◆ **Aim of the task**
Leave the pictures out and quote every line from the start of the listing to the line with "(stable) at (517,276)", inclusive.

>> BEGIN Provided information

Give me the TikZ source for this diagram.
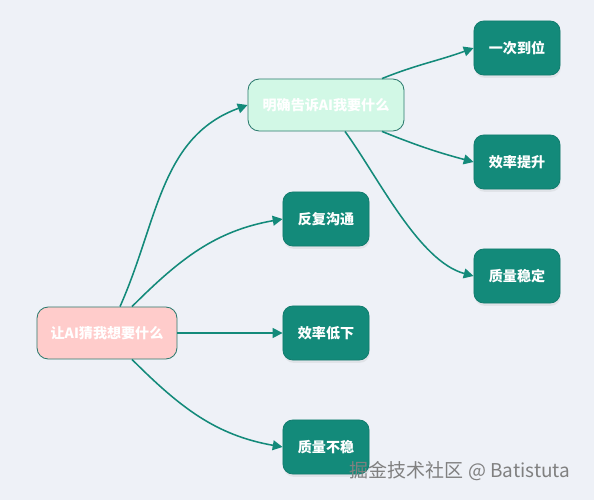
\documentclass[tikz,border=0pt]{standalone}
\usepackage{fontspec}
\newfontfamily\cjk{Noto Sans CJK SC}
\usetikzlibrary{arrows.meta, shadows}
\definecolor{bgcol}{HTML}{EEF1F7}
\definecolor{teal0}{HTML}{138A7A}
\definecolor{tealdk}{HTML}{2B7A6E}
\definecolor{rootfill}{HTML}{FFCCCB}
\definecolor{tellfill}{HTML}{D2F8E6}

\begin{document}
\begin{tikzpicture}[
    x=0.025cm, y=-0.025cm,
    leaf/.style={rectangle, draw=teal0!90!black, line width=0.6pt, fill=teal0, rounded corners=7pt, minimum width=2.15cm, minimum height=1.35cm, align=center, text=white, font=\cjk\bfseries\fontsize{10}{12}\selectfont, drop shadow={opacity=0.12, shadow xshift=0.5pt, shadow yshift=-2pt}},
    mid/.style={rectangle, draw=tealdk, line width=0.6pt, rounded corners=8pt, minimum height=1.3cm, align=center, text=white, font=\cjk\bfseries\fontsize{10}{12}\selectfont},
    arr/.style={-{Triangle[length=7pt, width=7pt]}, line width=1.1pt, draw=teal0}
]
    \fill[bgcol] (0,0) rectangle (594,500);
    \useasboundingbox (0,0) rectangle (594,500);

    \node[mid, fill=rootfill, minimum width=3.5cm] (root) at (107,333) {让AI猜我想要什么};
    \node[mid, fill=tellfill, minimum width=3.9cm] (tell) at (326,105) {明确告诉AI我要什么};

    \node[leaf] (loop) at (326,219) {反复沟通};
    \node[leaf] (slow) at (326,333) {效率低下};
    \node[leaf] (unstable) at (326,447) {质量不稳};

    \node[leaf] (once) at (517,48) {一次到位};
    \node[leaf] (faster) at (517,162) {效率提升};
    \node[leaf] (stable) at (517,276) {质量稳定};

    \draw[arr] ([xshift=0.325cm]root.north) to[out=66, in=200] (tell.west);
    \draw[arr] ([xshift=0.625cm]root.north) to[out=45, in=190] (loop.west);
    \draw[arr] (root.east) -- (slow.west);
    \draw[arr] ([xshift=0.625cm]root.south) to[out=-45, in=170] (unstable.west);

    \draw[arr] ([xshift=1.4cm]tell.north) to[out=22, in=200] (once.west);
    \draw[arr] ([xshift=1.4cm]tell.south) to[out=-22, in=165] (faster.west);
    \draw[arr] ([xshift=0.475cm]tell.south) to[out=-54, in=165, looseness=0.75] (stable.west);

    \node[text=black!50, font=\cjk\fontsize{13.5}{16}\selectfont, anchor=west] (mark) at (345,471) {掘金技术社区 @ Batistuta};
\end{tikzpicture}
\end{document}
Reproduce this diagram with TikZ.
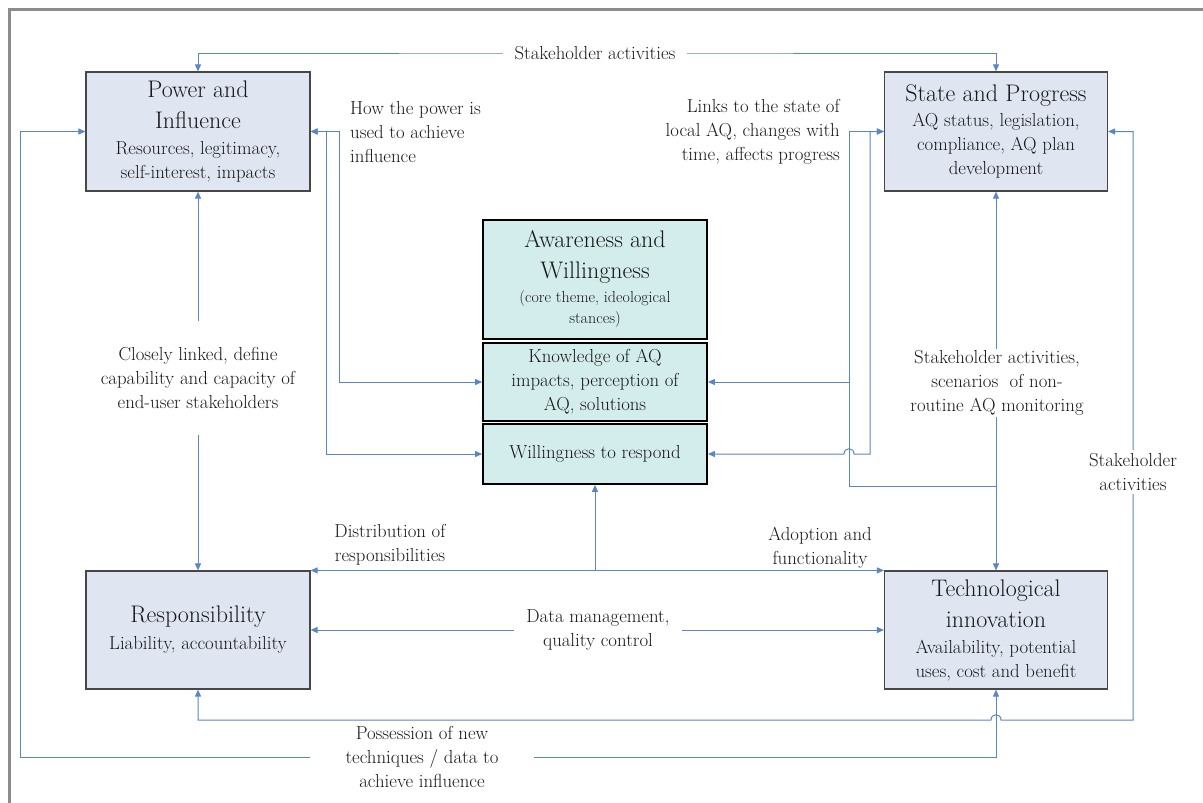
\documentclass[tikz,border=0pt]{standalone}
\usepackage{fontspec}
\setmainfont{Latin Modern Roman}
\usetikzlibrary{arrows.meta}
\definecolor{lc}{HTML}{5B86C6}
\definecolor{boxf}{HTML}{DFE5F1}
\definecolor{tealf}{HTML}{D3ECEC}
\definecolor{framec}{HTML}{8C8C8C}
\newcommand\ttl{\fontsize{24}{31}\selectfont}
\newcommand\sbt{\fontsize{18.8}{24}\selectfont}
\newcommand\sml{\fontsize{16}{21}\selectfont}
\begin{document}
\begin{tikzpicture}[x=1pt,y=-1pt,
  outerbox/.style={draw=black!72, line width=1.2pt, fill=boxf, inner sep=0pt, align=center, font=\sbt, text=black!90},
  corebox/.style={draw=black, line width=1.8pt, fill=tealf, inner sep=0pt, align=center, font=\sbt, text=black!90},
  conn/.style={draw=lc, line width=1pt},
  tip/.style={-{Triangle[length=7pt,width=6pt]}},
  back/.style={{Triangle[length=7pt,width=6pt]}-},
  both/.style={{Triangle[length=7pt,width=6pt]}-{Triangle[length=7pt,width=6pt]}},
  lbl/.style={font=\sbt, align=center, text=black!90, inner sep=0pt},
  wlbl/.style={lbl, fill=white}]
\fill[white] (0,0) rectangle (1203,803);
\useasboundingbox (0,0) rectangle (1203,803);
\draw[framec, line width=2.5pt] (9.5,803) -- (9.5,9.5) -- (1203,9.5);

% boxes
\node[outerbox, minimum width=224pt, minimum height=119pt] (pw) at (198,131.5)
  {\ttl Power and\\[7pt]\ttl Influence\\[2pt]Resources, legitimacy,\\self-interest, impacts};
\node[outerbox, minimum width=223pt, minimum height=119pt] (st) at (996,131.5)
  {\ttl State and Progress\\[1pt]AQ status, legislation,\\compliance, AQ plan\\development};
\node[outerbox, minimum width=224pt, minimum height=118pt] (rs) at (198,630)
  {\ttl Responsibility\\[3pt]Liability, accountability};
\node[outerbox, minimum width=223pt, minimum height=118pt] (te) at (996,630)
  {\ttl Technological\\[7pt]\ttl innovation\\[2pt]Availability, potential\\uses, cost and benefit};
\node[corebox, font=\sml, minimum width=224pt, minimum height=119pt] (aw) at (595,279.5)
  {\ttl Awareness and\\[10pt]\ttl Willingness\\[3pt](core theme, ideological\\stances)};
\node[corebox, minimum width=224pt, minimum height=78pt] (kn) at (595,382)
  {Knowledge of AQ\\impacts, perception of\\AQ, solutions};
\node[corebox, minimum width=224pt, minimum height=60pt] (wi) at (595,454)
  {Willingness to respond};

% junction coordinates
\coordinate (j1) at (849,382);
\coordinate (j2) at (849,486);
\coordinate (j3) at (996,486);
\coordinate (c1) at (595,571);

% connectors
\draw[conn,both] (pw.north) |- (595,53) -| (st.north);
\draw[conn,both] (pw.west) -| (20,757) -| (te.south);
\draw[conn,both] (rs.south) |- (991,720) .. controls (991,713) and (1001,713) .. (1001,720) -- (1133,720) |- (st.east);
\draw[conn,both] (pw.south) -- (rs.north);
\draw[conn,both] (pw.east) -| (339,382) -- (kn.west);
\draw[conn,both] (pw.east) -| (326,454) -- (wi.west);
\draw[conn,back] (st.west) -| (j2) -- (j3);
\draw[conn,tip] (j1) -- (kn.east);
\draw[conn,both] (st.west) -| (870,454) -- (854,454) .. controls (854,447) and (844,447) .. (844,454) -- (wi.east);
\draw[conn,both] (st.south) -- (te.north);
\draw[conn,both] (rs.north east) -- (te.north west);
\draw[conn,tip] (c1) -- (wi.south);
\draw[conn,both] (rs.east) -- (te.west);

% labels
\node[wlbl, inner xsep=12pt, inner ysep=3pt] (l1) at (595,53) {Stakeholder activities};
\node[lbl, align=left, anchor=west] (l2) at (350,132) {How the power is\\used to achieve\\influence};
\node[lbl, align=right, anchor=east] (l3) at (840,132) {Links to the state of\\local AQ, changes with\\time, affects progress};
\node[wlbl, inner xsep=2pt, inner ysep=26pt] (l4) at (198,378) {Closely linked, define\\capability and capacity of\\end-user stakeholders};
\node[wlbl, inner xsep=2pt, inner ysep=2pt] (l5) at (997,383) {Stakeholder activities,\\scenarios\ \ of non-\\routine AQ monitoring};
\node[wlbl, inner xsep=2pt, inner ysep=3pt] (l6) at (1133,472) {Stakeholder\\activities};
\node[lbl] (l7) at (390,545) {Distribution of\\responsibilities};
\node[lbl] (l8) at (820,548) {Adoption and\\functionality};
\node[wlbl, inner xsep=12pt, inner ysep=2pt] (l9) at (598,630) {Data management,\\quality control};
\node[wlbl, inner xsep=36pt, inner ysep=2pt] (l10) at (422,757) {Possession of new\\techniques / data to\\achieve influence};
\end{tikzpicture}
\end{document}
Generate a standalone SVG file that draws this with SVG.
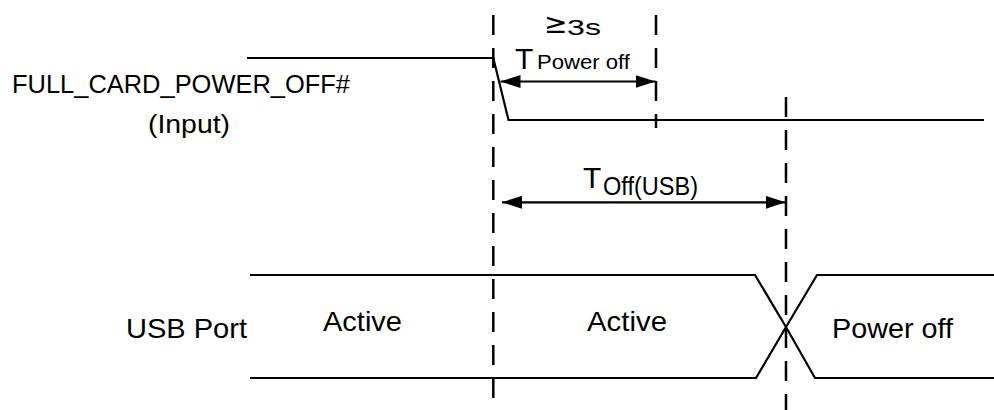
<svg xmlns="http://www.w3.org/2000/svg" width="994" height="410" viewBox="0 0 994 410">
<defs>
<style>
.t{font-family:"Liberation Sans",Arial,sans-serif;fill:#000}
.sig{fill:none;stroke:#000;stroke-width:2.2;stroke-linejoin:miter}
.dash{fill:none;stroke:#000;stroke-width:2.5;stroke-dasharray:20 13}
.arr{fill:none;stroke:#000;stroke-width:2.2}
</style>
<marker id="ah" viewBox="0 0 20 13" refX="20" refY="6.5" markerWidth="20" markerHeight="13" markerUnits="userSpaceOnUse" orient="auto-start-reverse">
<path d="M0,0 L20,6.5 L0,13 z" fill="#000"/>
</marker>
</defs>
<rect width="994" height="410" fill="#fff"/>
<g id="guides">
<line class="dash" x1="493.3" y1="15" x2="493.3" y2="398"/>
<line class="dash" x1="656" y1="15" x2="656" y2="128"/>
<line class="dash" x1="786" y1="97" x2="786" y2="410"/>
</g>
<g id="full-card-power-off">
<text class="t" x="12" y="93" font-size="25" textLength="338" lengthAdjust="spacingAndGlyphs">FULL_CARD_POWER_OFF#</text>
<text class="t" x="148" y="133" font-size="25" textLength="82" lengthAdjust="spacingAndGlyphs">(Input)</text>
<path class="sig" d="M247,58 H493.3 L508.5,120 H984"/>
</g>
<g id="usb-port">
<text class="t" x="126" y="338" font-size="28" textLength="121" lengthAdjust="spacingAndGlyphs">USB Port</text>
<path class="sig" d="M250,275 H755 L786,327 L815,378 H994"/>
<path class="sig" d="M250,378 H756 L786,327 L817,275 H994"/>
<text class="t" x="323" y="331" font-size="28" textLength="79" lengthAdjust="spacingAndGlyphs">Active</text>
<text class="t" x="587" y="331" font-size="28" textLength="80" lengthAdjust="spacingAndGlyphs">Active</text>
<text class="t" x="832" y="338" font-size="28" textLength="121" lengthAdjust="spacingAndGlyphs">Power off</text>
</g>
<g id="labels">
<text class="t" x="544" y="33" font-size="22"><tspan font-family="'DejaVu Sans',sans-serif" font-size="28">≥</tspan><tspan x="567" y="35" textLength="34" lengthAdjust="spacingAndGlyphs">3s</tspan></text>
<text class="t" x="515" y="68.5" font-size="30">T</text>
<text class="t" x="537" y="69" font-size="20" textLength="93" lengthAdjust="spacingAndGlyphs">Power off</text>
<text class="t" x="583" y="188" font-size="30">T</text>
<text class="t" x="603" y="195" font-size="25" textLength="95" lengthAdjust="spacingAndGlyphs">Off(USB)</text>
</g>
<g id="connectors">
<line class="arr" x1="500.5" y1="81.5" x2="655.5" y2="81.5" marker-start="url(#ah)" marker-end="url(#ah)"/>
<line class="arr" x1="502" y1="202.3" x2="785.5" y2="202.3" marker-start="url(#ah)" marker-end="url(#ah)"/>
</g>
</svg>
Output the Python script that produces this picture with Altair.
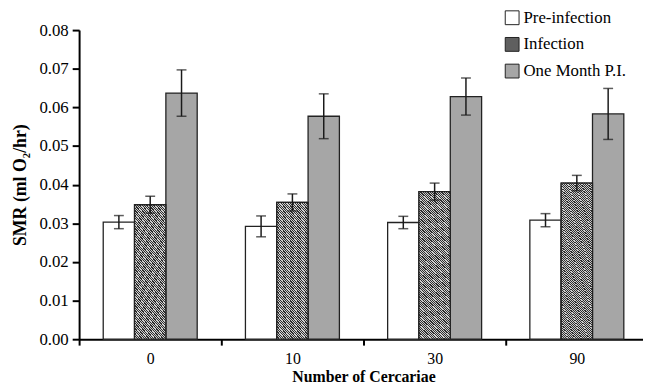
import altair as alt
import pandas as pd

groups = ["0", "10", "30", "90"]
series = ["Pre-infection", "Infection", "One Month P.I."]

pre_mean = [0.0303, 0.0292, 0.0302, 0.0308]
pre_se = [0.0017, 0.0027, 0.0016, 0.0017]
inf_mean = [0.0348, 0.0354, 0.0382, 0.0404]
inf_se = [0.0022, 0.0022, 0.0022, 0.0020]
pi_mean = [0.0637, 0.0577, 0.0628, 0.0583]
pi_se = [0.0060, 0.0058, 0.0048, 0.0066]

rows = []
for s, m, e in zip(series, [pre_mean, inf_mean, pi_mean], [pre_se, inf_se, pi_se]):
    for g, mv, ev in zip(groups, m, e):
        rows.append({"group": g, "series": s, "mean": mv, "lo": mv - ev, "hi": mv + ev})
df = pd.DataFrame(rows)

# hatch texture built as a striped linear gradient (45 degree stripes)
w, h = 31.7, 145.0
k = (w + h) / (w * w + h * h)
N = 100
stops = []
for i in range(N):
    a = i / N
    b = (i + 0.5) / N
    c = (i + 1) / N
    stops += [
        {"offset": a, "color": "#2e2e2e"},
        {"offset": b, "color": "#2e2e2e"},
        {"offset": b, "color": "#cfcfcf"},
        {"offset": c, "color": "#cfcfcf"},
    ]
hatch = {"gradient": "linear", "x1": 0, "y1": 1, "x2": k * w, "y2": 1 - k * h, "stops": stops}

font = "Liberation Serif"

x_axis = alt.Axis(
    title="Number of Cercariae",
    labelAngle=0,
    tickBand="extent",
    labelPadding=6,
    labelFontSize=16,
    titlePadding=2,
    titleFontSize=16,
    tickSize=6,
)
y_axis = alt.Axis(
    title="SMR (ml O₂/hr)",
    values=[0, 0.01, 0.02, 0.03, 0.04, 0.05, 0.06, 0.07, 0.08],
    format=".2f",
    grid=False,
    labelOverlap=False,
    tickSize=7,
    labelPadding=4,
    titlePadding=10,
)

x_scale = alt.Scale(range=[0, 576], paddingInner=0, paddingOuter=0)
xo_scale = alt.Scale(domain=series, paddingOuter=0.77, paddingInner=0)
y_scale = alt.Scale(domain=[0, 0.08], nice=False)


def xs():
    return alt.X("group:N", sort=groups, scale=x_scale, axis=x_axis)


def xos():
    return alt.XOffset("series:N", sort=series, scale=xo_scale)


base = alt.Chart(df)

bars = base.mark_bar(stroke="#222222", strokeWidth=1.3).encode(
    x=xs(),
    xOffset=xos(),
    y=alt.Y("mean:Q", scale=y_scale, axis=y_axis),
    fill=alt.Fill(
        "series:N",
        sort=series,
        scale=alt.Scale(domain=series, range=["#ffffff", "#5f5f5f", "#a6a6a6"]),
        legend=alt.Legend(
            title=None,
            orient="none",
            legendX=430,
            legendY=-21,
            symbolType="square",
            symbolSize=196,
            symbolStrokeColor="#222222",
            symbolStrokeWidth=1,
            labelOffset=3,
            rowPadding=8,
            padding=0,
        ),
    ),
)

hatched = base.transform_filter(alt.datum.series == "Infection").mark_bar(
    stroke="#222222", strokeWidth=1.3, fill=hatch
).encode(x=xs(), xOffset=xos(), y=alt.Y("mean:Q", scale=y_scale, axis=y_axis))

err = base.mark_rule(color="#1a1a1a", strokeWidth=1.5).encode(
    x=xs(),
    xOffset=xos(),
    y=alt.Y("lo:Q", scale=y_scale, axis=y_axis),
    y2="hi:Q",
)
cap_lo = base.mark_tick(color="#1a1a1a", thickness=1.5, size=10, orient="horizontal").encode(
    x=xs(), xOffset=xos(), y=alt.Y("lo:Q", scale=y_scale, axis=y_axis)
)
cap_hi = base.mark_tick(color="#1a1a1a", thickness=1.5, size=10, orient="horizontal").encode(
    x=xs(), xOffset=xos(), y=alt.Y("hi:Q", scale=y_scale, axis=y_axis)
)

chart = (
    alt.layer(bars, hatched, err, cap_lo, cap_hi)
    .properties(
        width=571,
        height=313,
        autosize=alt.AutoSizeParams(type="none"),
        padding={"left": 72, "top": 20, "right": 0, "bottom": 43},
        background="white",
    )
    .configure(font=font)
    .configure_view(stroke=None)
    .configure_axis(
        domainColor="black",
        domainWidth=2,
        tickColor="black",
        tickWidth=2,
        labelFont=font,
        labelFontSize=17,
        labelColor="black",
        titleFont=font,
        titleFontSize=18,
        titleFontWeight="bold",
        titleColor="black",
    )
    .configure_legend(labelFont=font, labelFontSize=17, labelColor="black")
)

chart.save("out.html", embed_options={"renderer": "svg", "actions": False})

>> END Provided information

◆ **Full response**
Give me the TikZ source for this diagram.
\documentclass[tikz,border=0pt]{standalone}
\usepackage{fontspec}
\newfontfamily\cjk{Noto Sans CJK SC}
\usetikzlibrary{arrows.meta, shadows}
\definecolor{bgcol}{HTML}{EEF1F7}
\definecolor{teal0}{HTML}{138A7A}
\definecolor{tealdk}{HTML}{2B7A6E}
\definecolor{rootfill}{HTML}{FFCCCB}
\definecolor{tellfill}{HTML}{D2F8E6}

\begin{document}
\begin{tikzpicture}[
    x=0.025cm, y=-0.025cm,
    leaf/.style={rectangle, draw=teal0!90!black, line width=0.6pt, fill=teal0, rounded corners=7pt, minimum width=2.15cm, minimum height=1.35cm, align=center, text=white, font=\cjk\bfseries\fontsize{10}{12}\selectfont, drop shadow={opacity=0.12, shadow xshift=0.5pt, shadow yshift=-2pt}},
    mid/.style={rectangle, draw=tealdk, line width=0.6pt, rounded corners=8pt, minimum height=1.3cm, align=center, text=white, font=\cjk\bfseries\fontsize{10}{12}\selectfont},
    arr/.style={-{Triangle[length=7pt, width=7pt]}, line width=1.1pt, draw=teal0}
]
    \fill[bgcol] (0,0) rectangle (594,500);
    \useasboundingbox (0,0) rectangle (594,500);

    \node[mid, fill=rootfill, minimum width=3.5cm] (root) at (107,333) {让AI猜我想要什么};
    \node[mid, fill=tellfill, minimum width=3.9cm] (tell) at (326,105) {明确告诉AI我要什么};

    \node[leaf] (loop) at (326,219) {反复沟通};
    \node[leaf] (slow) at (326,333) {效率低下};
    \node[leaf] (unstable) at (326,447) {质量不稳};

    \node[leaf] (once) at (517,48) {一次到位};
    \node[leaf] (faster) at (517,162) {效率提升};
    \node[leaf] (stable) at (517,276) {质量稳定};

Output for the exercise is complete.